The Securities and Exchange Commission (SEC) Philippines unveils plans for cryptocurrency trading guidelines, assuring investors of a secure environment. CEO Emilio Aquino highlights a focus on innovation while mitigating risks associated with virtual currency.
Striking a Balance between Innovation and Protection
Recognizing the global significance of cryptocurrencies, Aquino emphasized that the SEC is not seeking to impose a complete ban. Instead, according to an ABS-CBN report, the objective is to strike a balance between fostering innovation and safeguarding the public's best interests.
Acknowledging the use of cryptocurrencies by Filipinos, Aquino reiterated the SEC's mandate to shield individuals from potential risks. The guidelines are set to provide the public with better protection as the use of virtual currency becomes increasingly prevalent in the Philippines.
Last year, the Senate Committee on Banks, Financial Institutions, and Currencies, in conjunction with the Bangko Sentral ng Pilipinas (BSP), Security Exchange Commission (SEC), and the Cagayan Economic Zone Authority (CEZA), engaged in discussions with private entities such as Binance and the FinTech Alliance Philippines.
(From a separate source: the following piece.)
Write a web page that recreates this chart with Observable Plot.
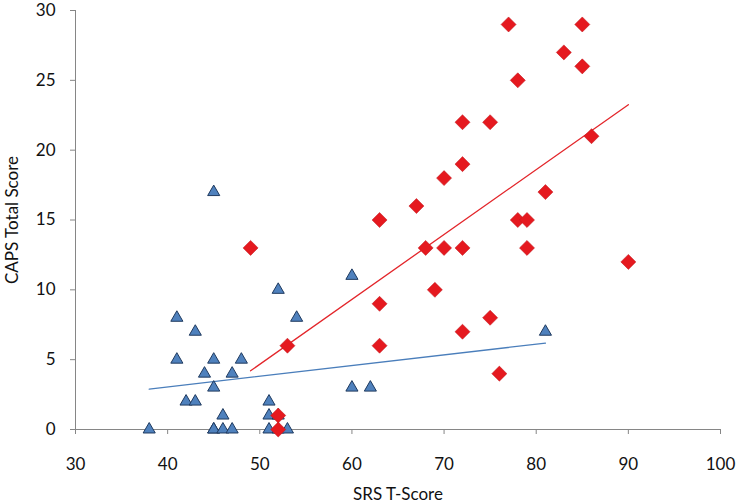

The aim was to explore initiatives for formulating policies and guidelines that support the fintech and digital assets sectors, reports the Inquirer.
Central to these discussions was the need to harness innovation while ensuring consumer protection through appropriate safeguards. The Philippines could follow India's Ministry of Home Affairs' lead in initiating the Cryptocurrency Intelligence and Analysis Tool (CIAT) project to mitigate cryptocurrency-related crimes by offering advanced monitoring, data collection, and alert mechanisms to strengthen law enforcement actions, as reported by EconoTimes.
Risks Posed by Unregistered Cryptocurrency Exchanges
While efforts to regulate cryptocurrency trading are underway, the SEC advised the public to exercise caution. In a previous advisory, the SEC warned of unregistered cryptocurrency exchanges targeting Filipinos through online advertisements.
These platforms often offer high-risk and potentially fraudulent products and schemes. Given the extensive risks associated with dealing with unlicensed entities, the public is advised to remain vigilant.
Future Prospects and Timelines
Despite not providing an exact timeline for releasing the guidelines, Aquino suggested they may be unveiled as early as next year. Meanwhile, local financial firms are actively testing cryptocurrency trading functionalities on their respective platforms, showcasing the growing interest in this emerging market segment.
By establishing a robust framework, the SEC aims to protect individuals while embracing the innovative potential of virtual currency within the Philippines.